- **RECORDS FOR THIS TASK**
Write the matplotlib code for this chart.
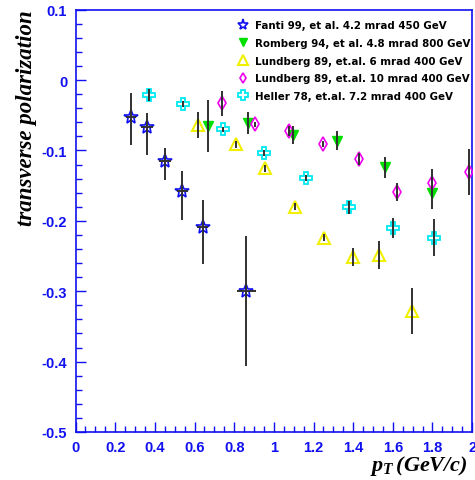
import numpy as np
import matplotlib
matplotlib.use("Agg")
import matplotlib.pyplot as plt
from matplotlib.ticker import MultipleLocator

# Fanti 99, 4.2 mrad 450 GeV
fanti_x = [0.28, 0.359, 0.451, 0.539, 0.641, 0.862]
fanti_y = [-0.053, -0.066, -0.115, -0.157, -0.209, -0.299]
fanti_ylo = [0.039, 0.041, 0.027, 0.042, 0.053, 0.107]
fanti_yhi = [0.034, 0.019, 0.018, 0.028, 0.038, 0.078]
fanti_xerr = [0.027, 0.030, 0.028, 0.028, 0.028, 0.050]

# Romberg 94, 4.8 mrad 800 GeV
romb_x = [0.67, 0.87, 1.095, 1.32, 1.56, 1.80]
romb_y = [-0.065, -0.061, -0.078, -0.086, -0.124, -0.161]
romb_err = [0.037, 0.015, 0.013, 0.014, 0.015, 0.022]

# Lundberg 89, 6 mrad 400 GeV
lund6_x = [0.62, 0.81, 0.955, 1.107, 1.255, 1.40, 1.53, 1.695]
lund6_y = [-0.064, -0.091, -0.125, -0.180, -0.224, -0.251, -0.249, -0.328]
lund6_err = [0.018, 0.005, 0.005, 0.005, 0.005, 0.013, 0.020, 0.033]

# Lundberg 89, 10 mrad 400 GeV
lund10_x = [0.74, 0.907, 1.075, 1.25, 1.43, 1.62, 1.80, 1.985]
lund10_y = [-0.033, -0.063, -0.072, -0.091, -0.112, -0.159, -0.146, -0.131]
lund10_err = [0.018, 0.004, 0.007, 0.004, 0.008, 0.013, 0.020, 0.033]

# Heller 78, 7.2 mrad 400 GeV
hel_x = [0.372, 0.54, 0.742, 0.95, 1.162, 1.38, 1.60, 1.81]
hel_y = [-0.021, -0.034, -0.070, -0.104, -0.139, -0.181, -0.210, -0.224]
hel_err = [0.009, 0.004, 0.004, 0.004, 0.004, 0.009, 0.014, 0.026]

labels = ["Fanti 99, et al. 4.2 mrad 450 GeV",
          "Romberg 94, et al. 4.8 mrad 800 GeV",
          "Lundberg 89, et.al. 6 mrad 400 GeV",
          "Lundberg 89, et.al. 10 mrad 400 GeV",
          "Heller 78, et.al. 7.2 mrad 400 GeV"]

plt.rcParams['mathtext.fontset'] = 'custom'
plt.rcParams['mathtext.it'] = 'Liberation Serif:bold:italic'
plt.rcParams['mathtext.rm'] = 'Liberation Serif:bold:italic'

fig = plt.figure(figsize=(4.75, 4.81), dpi=100)
ax = fig.add_axes([0.159, 0.0998, 0.835, 0.878])

blue = '#1010f0'
ecol = '#303030'
ebar = dict(fmt='none', ecolor=ecol, elinewidth=1.4, capsize=0, zorder=5)

ax.errorbar(fanti_x, fanti_y, yerr=[fanti_ylo, fanti_yhi], xerr=fanti_xerr, **ebar)
ax.errorbar(romb_x, romb_y, yerr=romb_err, **ebar)
ax.errorbar(lund6_x, lund6_y, yerr=lund6_err, **ebar)
ax.errorbar(lund10_x, lund10_y, yerr=lund10_err, **ebar)
ax.errorbar(hel_x, hel_y, yerr=hel_err, **ebar)

ax.plot(fanti_x, fanti_y, ls='none', marker='*', ms=10, mfc='none', mec=blue, mew=1.2, zorder=4, label=labels[0])
ax.plot(romb_x, romb_y, ls='none', marker='v', ms=7, mfc='#00e000', mec='#00e000', zorder=4, label=labels[1])
ax.plot(lund6_x, lund6_y, ls='none', marker='^', ms=8.5, mfc='none', mec='#f0f000', mew=1.5, zorder=4, label=labels[2])
ax.plot(lund10_x, lund10_y, ls='none', marker='d', ms=7, mfc='none', mec='#f000f0', mew=1.2, zorder=4, label=labels[3])
ax.plot(hel_x, hel_y, ls='none', marker='P', ms=8.5, mfc='none', mec='#00e8f0', mew=1.3, zorder=4, label=labels[4])

ax.set_xlim(0, 2)
ax.set_ylim(-0.5, 0.1)
ax.xaxis.set_major_locator(MultipleLocator(0.2))
ax.xaxis.set_minor_locator(MultipleLocator(0.05))
ax.yaxis.set_major_locator(MultipleLocator(0.1))
ax.yaxis.set_minor_locator(MultipleLocator(0.02))
ax.xaxis.set_major_formatter(plt.FuncFormatter(lambda v, p: f"{v:g}"))
ax.yaxis.set_major_formatter(plt.FuncFormatter(lambda v, p: f"{v:.1f}" if abs(v) > 1e-9 else "0"))

for s in ax.spines.values():
    s.set_color(blue)
    s.set_linewidth(1.2)
ax.tick_params(which='both', direction='in', colors=blue, top=False, right=False,
               labelsize=10.5)
ax.tick_params(which='major', length=7, width=1.0, pad=6)
ax.tick_params(which='minor', length=4, width=1.0)
for t in ax.get_xticklabels() + ax.get_yticklabels():
    t.set_fontweight('bold')
    t.set_family('Liberation Sans')
    t.set_color(blue)

ax.set_ylabel('transverse polarization', family='Liberation Serif', style='italic',
              weight='bold', fontsize=16.5, color='black', loc='top', labelpad=3)
ax.set_xlabel(r'$p_T\,$(GeV/c)', family='Liberation Serif', style='italic',
              weight='bold', fontsize=16, color='black', loc='right', labelpad=-1)
ax.xaxis.label.set_x(0.99)

leg = ax.legend(loc='upper left', bbox_to_anchor=(0.40, 0.985), frameon=False,
                handlelength=1.0, handletextpad=0.6, labelspacing=0.75, markerscale=0.8,
                borderaxespad=0, prop=dict(family='DejaVu Sans', weight='bold', size=7.4))

fig.savefig('out.png', dpi=100)
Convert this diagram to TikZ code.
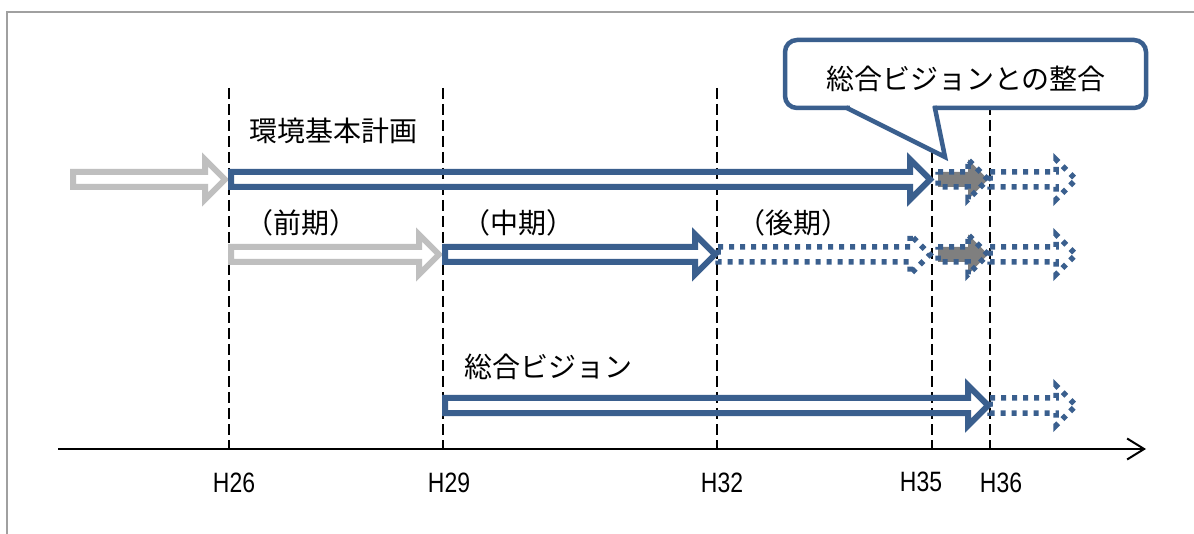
\documentclass[tikz,border=0pt]{standalone}
\usepackage{fontspec}
\newfontfamily\jp{Noto Sans CJK JP}
\newfontfamily\narrowfont[FakeStretch=0.82]{Liberation Sans}
\usetikzlibrary{arrows.meta}
\definecolor{bblue}{HTML}{3A5F8E}
\definecolor{lgray}{HTML}{BFBFBF}
\definecolor{dgray}{HTML}{7F7F7F}
\definecolor{framegray}{HTML}{A0A0A0}
\newcommand\blockarr[4]{%
  \draw[#1] (#2,{#4-7.5}) -- ({#3-20},{#4-7.5}) -- ({#3-20},{#4-20}) -- (#3,#4) -- ({#3-20},{#4+20}) -- ({#3-20},{#4+7.5}) -- (#2,{#4+7.5}) -- cycle;}
\begin{document}
\begin{tikzpicture}[x=1pt,y=-1pt,
  solidblue/.style={draw=bblue, line width=6pt, line join=miter},
  ghost/.style={draw=lgray, line width=6pt, line join=miter},
  dotblue/.style={draw=bblue, line width=5.5pt, dash pattern=on 5pt off 6pt, line join=miter},
  dotgray/.style={dotblue, fill=dgray},
  jt/.style={font=\jp\fontsize{28}{32}\selectfont, inner sep=0pt, text=black},
  ht/.style={font=\narrowfont\fontsize{28}{32}\selectfont, inner sep=0pt, text=black},
  guide/.style={black, line width=2.2pt, dash pattern=on 11pt off 5pt},
  axisline/.style={black, line width=2pt, -{Straight Barb[length=17pt,width=21pt]}},
  callout/.style={draw=bblue, line width=4.5pt, fill=white, rounded corners=12pt}
]
\useasboundingbox (0,0) rectangle (1194,534);
\fill[white] (0,0) rectangle (1194,534);
% frame
\draw[framegray, line width=2pt] (7,534) -- (7,12) -- (1194,12);
% guides
\foreach \x/\n in {229/26,443/29,717/32,932/35,990/36}{
  \coordinate (top\n) at (\x,88);
  \coordinate (bot\n) at (\x,448);
  \draw[guide] (top\n) -- (bot\n);
}
% axis
\coordinate (axL) at (58,449);
\coordinate (axR) at (1146,449);
\draw[axisline] (axL) -- (axR);
% labels
\node[ht] (h26) at (234,483) {H26};
\node[ht] (h29) at (449,483) {H29};
\node[ht] (h32) at (722,483) {H32};
\node[ht] (h35) at (921,482) {H35};
\node[ht] (h36) at (1001,483) {H36};
% row 1
\blockarr{ghost}{73}{225}{179.5}
\blockarr{solidblue}{231}{930}{179.5}
\blockarr{dotgray}{938}{988}{179.5}
\blockarr{dotblue}{990}{1076}{179.5}
% row 2
\blockarr{ghost}{231}{439}{254.5}
\blockarr{solidblue}{445}{715}{254.5}
\blockarr{dotblue}{718}{930}{254.5}
\blockarr{dotgray}{938}{988}{254.5}
\blockarr{dotblue}{990}{1076}{254.5}
% row 3
\blockarr{solidblue}{445}{988}{405.5}
\blockarr{dotblue}{990}{1076}{405.5}
% texts
\node[jt] (kankyo) at (333,131) {環境基本計画};
\node[jt] (zenki) at (301,223) {（前期）};
\node[jt] (chuki) at (518,223) {（中期）};
\node[jt] (koki) at (793,223) {（後期）};
\node[jt] (sogo) at (548,367) {総合ビジョン};
% callout
\draw[callout] (785,40) rectangle (1146,108);
\fill[white] (847,108) -- (945,157) -- (935,108) -- cycle;
\fill[white] (849.5,104) rectangle (933,111);
\draw[draw=bblue, line width=4.5pt, line join=miter] (846,107.5) -- (945,157) -- (934.5,106);
\node[jt] (calltext) at (966,79) {総合ビジョンとの整合};
\end{tikzpicture}
\end{document}
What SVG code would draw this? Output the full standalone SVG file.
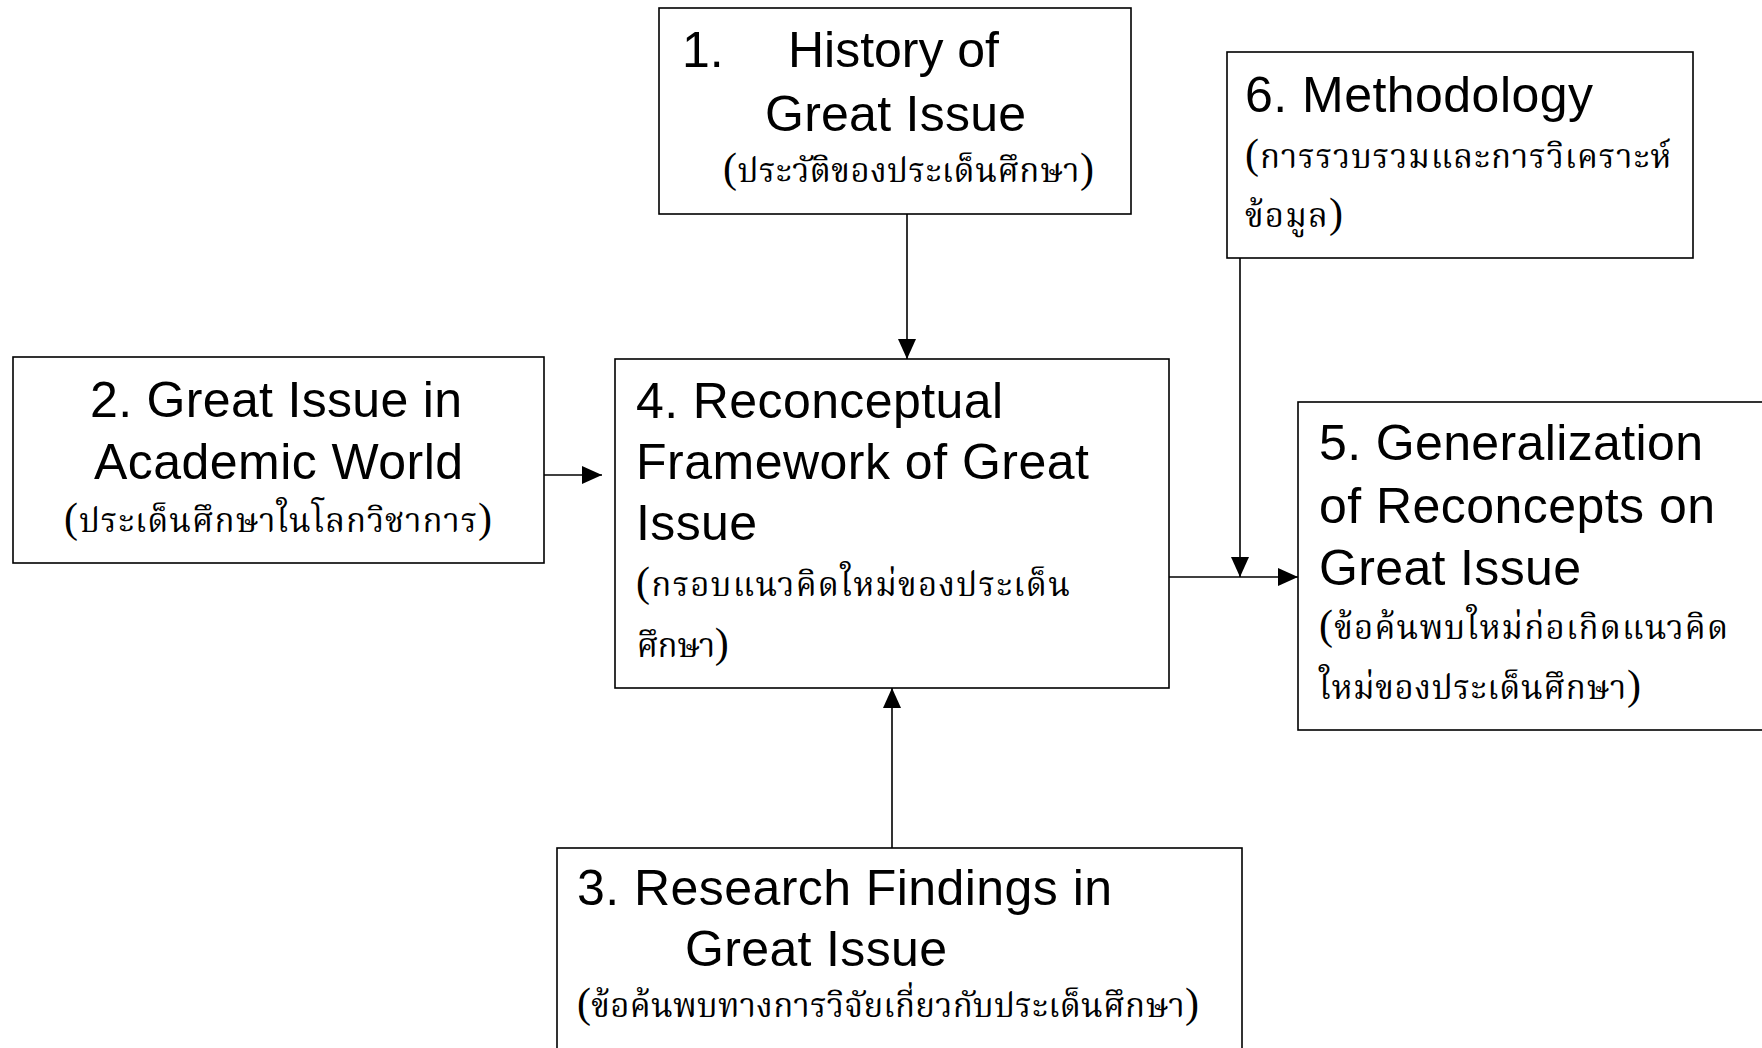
<svg xmlns="http://www.w3.org/2000/svg" width="1762" height="1048" viewBox="0 0 1762 1048">
<defs>
<style>
.box{fill:#fff;stroke:#000;stroke-width:1.6}
.en{font-family:"Liberation Sans",Arial,sans-serif;font-size:50px;fill:#000}
.th{font-family:"Noto Serif Thai","Noto Sans Thai","Liberation Serif","DejaVu Serif",serif;font-size:33px;fill:#000}
.p{font-family:"Liberation Serif",serif;font-size:42px}
.edge{stroke:#000;stroke-width:1.6;fill:none;marker-end:url(#ah)}
</style>
<marker id="ah" markerUnits="userSpaceOnUse" markerWidth="20" markerHeight="18" refX="20" refY="9" orient="auto">
<path d="M0,0 L20,9 L0,18 z" fill="#000"/>
</marker>
</defs>
<rect width="1762" height="1048" fill="#fff"/>
<g id="connectors">
<line class="edge" x1="907" y1="214" x2="907" y2="359"/>
<line class="edge" x1="544" y1="475" x2="602" y2="475"/>
<line class="edge" x1="892" y1="848" x2="892" y2="688"/>
<line class="edge" x1="1169" y1="577" x2="1298" y2="577"/>
<line class="edge" x1="1240" y1="258" x2="1240" y2="577"/>
</g>
<g id="node1">
<rect class="box" x="659" y="8" width="472" height="206"/>
<text class="en" y="67"><tspan x="682">1.</tspan><tspan x="788" textLength="211">History of</tspan></text>
<text class="en" x="765" y="131" textLength="261">Great Issue</text>
<text class="th" x="723" y="182" textLength="371"><tspan class="p">(</tspan>ประวัติของประเด็นศึกษา<tspan class="p">)</tspan></text>
</g>
<g id="node6">
<rect class="box" x="1227" y="52" width="466" height="206"/>
<text class="en" x="1245" y="112" textLength="348">6. Methodology</text>
<text class="th" x="1245" y="168" textLength="426"><tspan class="p">(</tspan>การรวบรวมและการวิเคราะห์</text>
<text class="th" x="1245" y="227" textLength="98">ข้อมูล<tspan class="p">)</tspan></text>
</g>
<g id="node2">
<rect class="box" x="13" y="357" width="531" height="206"/>
<text class="en" x="90" y="417" textLength="372">2. Great Issue in</text>
<text class="en" x="94" y="479" textLength="369">Academic World</text>
<text class="th" x="64" y="532" textLength="428"><tspan class="p">(</tspan>ประเด็นศึกษาในโลกวิชาการ<tspan class="p">)</tspan></text>
</g>
<g id="node4">
<rect class="box" x="615" y="359" width="554" height="329"/>
<text class="en" x="636" y="418" textLength="367">4. Reconceptual</text>
<text class="en" x="636" y="479" textLength="453">Framework of Great</text>
<text class="en" x="636" y="540" textLength="121">Issue</text>
<text class="th" x="636" y="596" textLength="434"><tspan class="p">(</tspan>กรอบแนวคิดใหม่ของประเด็น</text>
<text class="th" x="636" y="657" textLength="92">ศึกษา<tspan class="p">)</tspan></text>
</g>
<g id="node5">
<rect class="box" x="1298" y="402" width="520" height="328"/>
<text class="en" x="1319" y="460" textLength="384">5. Generalization</text>
<text class="en" x="1319" y="523" textLength="396">of Reconcepts on</text>
<text class="en" x="1319" y="585" textLength="262">Great Issue</text>
<text class="th" x="1319" y="639" textLength="409"><tspan class="p">(</tspan>ข้อค้นพบใหม่ก่อเกิดแนวคิด</text>
<text class="th" x="1319" y="699" textLength="322">ใหม่ของประเด็นศึกษา<tspan class="p">)</tspan></text>
</g>
<g id="node3">
<rect class="box" x="557" y="848" width="685" height="250"/>
<text class="en" x="577" y="905" textLength="535">3. Research Findings in</text>
<text class="en" x="685" y="966" textLength="262">Great Issue</text>
<text class="th" x="577" y="1017" textLength="622"><tspan class="p">(</tspan>ข้อค้นพบทางการวิจัยเกี่ยวกับประเด็นศึกษา<tspan class="p">)</tspan></text>
</g>
</svg>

- **INSTRUCTIONS FOR THE TASK**
Repeat only the lines between the start of the data and the line with "fanti_xerr = [0.027, 0.030, 0.028, 0.028, 0.028, 0.050]", including those two lines, and skip the pictures.

- **REPLY**
Write the matplotlib code for this chart.
import numpy as np
import matplotlib
matplotlib.use("Agg")
import matplotlib.pyplot as plt
from matplotlib.ticker import MultipleLocator

# Fanti 99, 4.2 mrad 450 GeV
fanti_x = [0.28, 0.359, 0.451, 0.539, 0.641, 0.862]
fanti_y = [-0.053, -0.066, -0.115, -0.157, -0.209, -0.299]
fanti_ylo = [0.039, 0.041, 0.027, 0.042, 0.053, 0.107]
fanti_yhi = [0.034, 0.019, 0.018, 0.028, 0.038, 0.078]
fanti_xerr = [0.027, 0.030, 0.028, 0.028, 0.028, 0.050]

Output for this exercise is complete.